Il y a plusieurs paradis terrestres dans ce roman d'ailleurs. Celui de Cyprien mais aussi celui du jardin de l'abbé Chichambre qui est évoqué au début et celui de Hyacinthe. Ils passent inaperçus car on n'y revient pas mais ils sont là. On retrouvera celui de Hyacinthe dans la suite du roman (Le Jardin d'Hyacinthe). Ils sont plus modestes et se contentent de cultiver leur petit coin de terre.

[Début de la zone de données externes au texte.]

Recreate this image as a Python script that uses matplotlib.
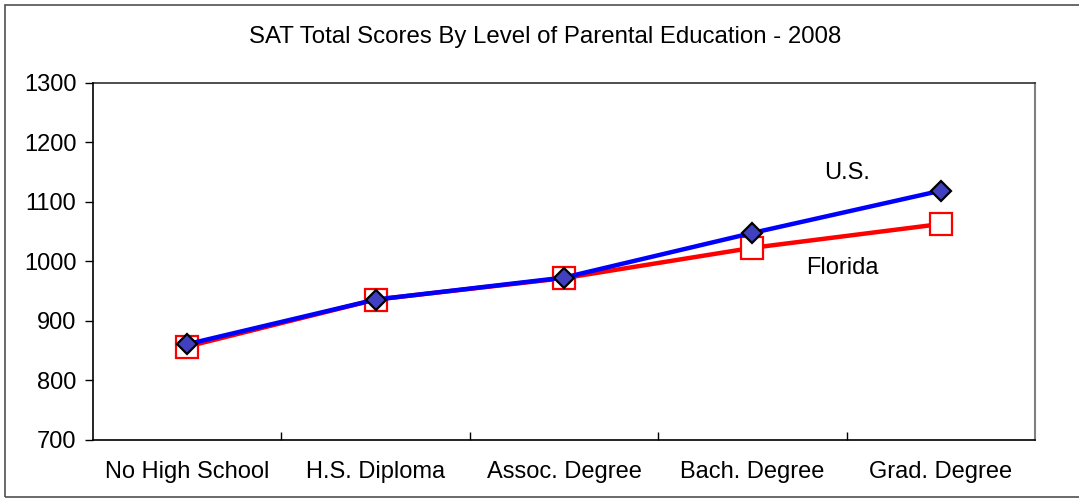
import matplotlib
matplotlib.use("Agg")
import matplotlib.pyplot as plt
from matplotlib.patches import Rectangle

categories = ["No High School", "H.S. Diploma", "Assoc. Degree", "Bach. Degree", "Grad. Degree"]
us_scores = [861, 936, 973, 1048, 1119]
florida_scores = [857, 936, 972, 1023, 1063]
y_ticks = [700, 800, 900, 1000, 1100, 1200, 1300]

plt.rcParams['font.family'] = ['Liberation Sans', 'DejaVu Sans']

fig = plt.figure(figsize=(10.79, 4.99), dpi=100)
ax = fig.add_axes([93/1079, 1 - 440/499, (1035-93)/1079, (440-83)/499])

x = list(range(len(categories)))
ax.plot(x, florida_scores, color='#FF0000', lw=3.2, marker='s', markersize=16,
        markerfacecolor='white', markeredgecolor='#FF0000', markeredgewidth=1.6, zorder=3)
ax.plot(x, us_scores, color='#0000FF', lw=3.2, marker='D', markersize=10.5,
        markerfacecolor='#4040C0', markeredgecolor='black', markeredgewidth=1.6, zorder=4)

ax.set_xlim(-0.5, len(categories) - 0.5)
ax.set_ylim(700, 1300)
ax.set_yticks(y_ticks)
ax.set_yticklabels([str(v) for v in y_ticks], fontsize=17)
ax.set_xticks([i + 0.5 for i in range(len(categories) - 1)])
ax.set_xticklabels([])
ax.set_xticks(x, minor=True)
ax.set_xticklabels(categories, minor=True, fontsize=17)
ax.tick_params(axis='x', which='minor', length=0, pad=15)
ax.tick_params(axis='x', which='major', direction='in', length=6, width=1)
ax.tick_params(axis='y', direction='out', length=6, width=1, pad=6)

for s in ['left', 'bottom']:
    ax.spines[s].set_linewidth(1.2)
    ax.spines[s].set_zorder(5)
ax.spines['top'].set_color('#303030')
ax.spines['top'].set_linewidth(1.2)
ax.spines['right'].set_color('#808080')
ax.spines['right'].set_linewidth(1.5)

ax.text(3.5, 1149, "U.S.", fontsize=17, ha='center', va='center')
ax.text(3.476, 989, "Florida", fontsize=17, ha='center', va='center')

fig.text(545/1079, 1 - 37/499, "SAT Total Scores By Level of Parental Education - 2008",
         fontsize=17.3, ha='center', va='center')

fig.patches.append(Rectangle((5/1079, 2/499), 1090/1079, 492/499, transform=fig.transFigure,
                             fill=False, edgecolor='#505050', lw=1.2))

fig.savefig("out.png", dpi=100)
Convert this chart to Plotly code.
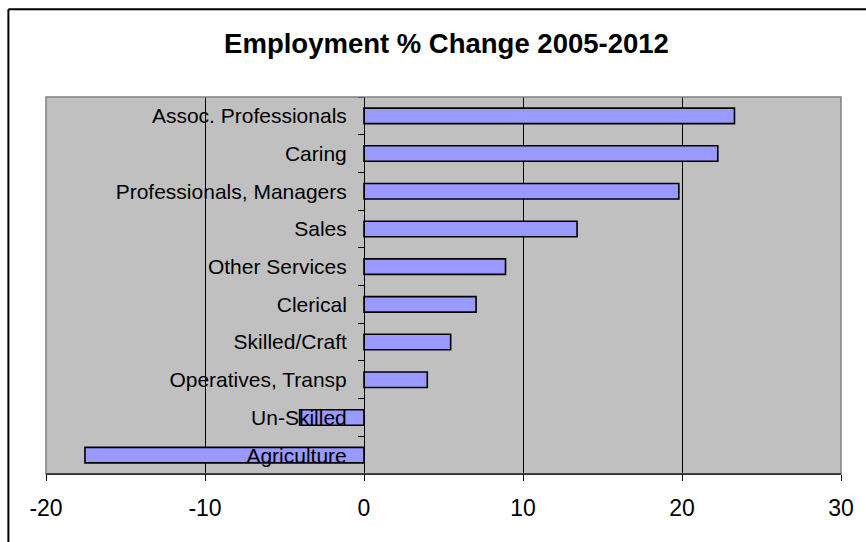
import plotly.graph_objects as go

categories = ["Assoc. Professionals", "Caring", "Professionals, Managers", "Sales",
              "Other Services", "Clerical", "Skilled/Craft", "Operatives, Transp",
              "Un-Skilled", "Agriculture"]
values = [23.3, 22.25, 19.8, 13.4, 8.9, 7.05, 5.45, 3.98, -4.05, -17.55]
x_ticks = [-20, -10, 0, 10, 20, 30]

W, H = 866, 542
L, R, T, B = 46, 843, 97, 474

FONT = "Liberation Sans, Arial, sans-serif"

fig = go.Figure(go.Bar(
    x=values, y=categories, orientation="h",
    marker=dict(color="#9999FF", line=dict(color="#000000", width=1.6)),
    width=0.41,
))

pw, ph = R - L, B - T
bx = (8.3 - L) / pw
by = (B - 9.3) / ph
fig.update_layout(
    width=W, height=H,
    margin=dict(l=L, r=W - R, t=T, b=H - B, pad=0),
    paper_bgcolor="white", plot_bgcolor="#C0C0C0",
    showlegend=False,
    font=dict(family=FONT, color="black"),
    title=dict(text="<b>Employment % Change 2005-2012</b>",
               font=dict(family=FONT, size=27.5, color="black"),
               x=446.5 / W, xanchor="center", xref="container",
               y=1 - 43 / H, yanchor="middle", yref="container"),
    xaxis=dict(range=[-20, 30], tickvals=x_ticks, ticktext=[str(v) for v in x_ticks],
               showgrid=True, gridcolor="black", gridwidth=1,
               zeroline=False, showline=True, linecolor="black", linewidth=1,
               ticks="outside", ticklen=6, tickcolor="black", tickwidth=1,
               tickfont=dict(family=FONT, size=23, color="black"),
               ticklabelstandoff=7, fixedrange=True),
    yaxis=dict(categoryorder="array", categoryarray=categories[::-1],
               anchor="free", position=0.4, side="left",
               showgrid=False, zeroline=False, showline=True,
               linecolor="black", linewidth=1,
               ticks="outside", ticklen=6, tickcolor="black", tickwidth=1,
               tickson="boundaries",
               tickfont=dict(family=FONT, size=21, color="black"),
               ticklabelstandoff=13, fixedrange=True),
    shapes=[
        dict(type="rect", xref="paper", yref="paper", x0=0, x1=1, y0=0, y1=1,
             line=dict(color="#808080", width=1.5), layer="above"),
        dict(type="line", xref="paper", yref="paper", x0=0, x1=1, y0=0, y1=0,
             line=dict(color="black", width=1), layer="above"),
        dict(type="line", xref="paper", yref="paper",
             x0=bx, x1=bx, y0=by, y1=(B - H - 10) / ph,
             line=dict(color="black", width=2), layer="above"),
        dict(type="line", xref="paper", yref="paper",
             x0=bx, x1=(W + 10 - L) / pw, y0=by, y1=by,
             line=dict(color="black", width=2), layer="above"),
    ],
)

fig.write_html("out.html")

La prose de Bosco tient vraiment du grimoire de sorcellerie. Par sa poésie symbolique et son amour de la nature qui tente de faire revivre les éléments et les plantes en les nommant. Ce qui est le propre de l'incantation magique.  On retrouve cet enchantement par le son d'un chant ou d'une flûte dans d'autres romans. "Monsieur Carre-Benoît à la campagne" bascule de la même façon dans une autre dimension onirique la nuit tombée. Comme si les personnages se dédoublaient, se mettaient à suivre leur ombre. La quête initiatique impose cette plongée dans les ténèbres et la peur qui les confronte à eux-mêmes (cet enjeux autour de la mort du renard, la transgression de l'interdit avec ce pont à traverser puis cette branche qu'on arrache au jardin).

L'âne est un passeur qui porte des pantalons de manière traditionnelle à la saison froide puis les perd rapidement. En revanche il est décrit de manière quasi anthropomorphique et est doté d'une "âme" sans même qu'il joue un rôle précis dans cette histoire en dehors de créer le lien entre les deux mondes. Il y a certainement un lien avec le récit bibilique du Christ entrant dans Jérusalem puisque c'est bien cette période d'avant la résurrection qui est évoquée mais il est aussi une référence plus archaïque probablement.

Cette oeuvre est incroyablement riche et dense malgré un titre qui pourrait inviter au pittoresque et au conte. Je suis toujours étonné que l'âne culotte soit publié en édition jeunesse, dans une version très abrégée il est vrai.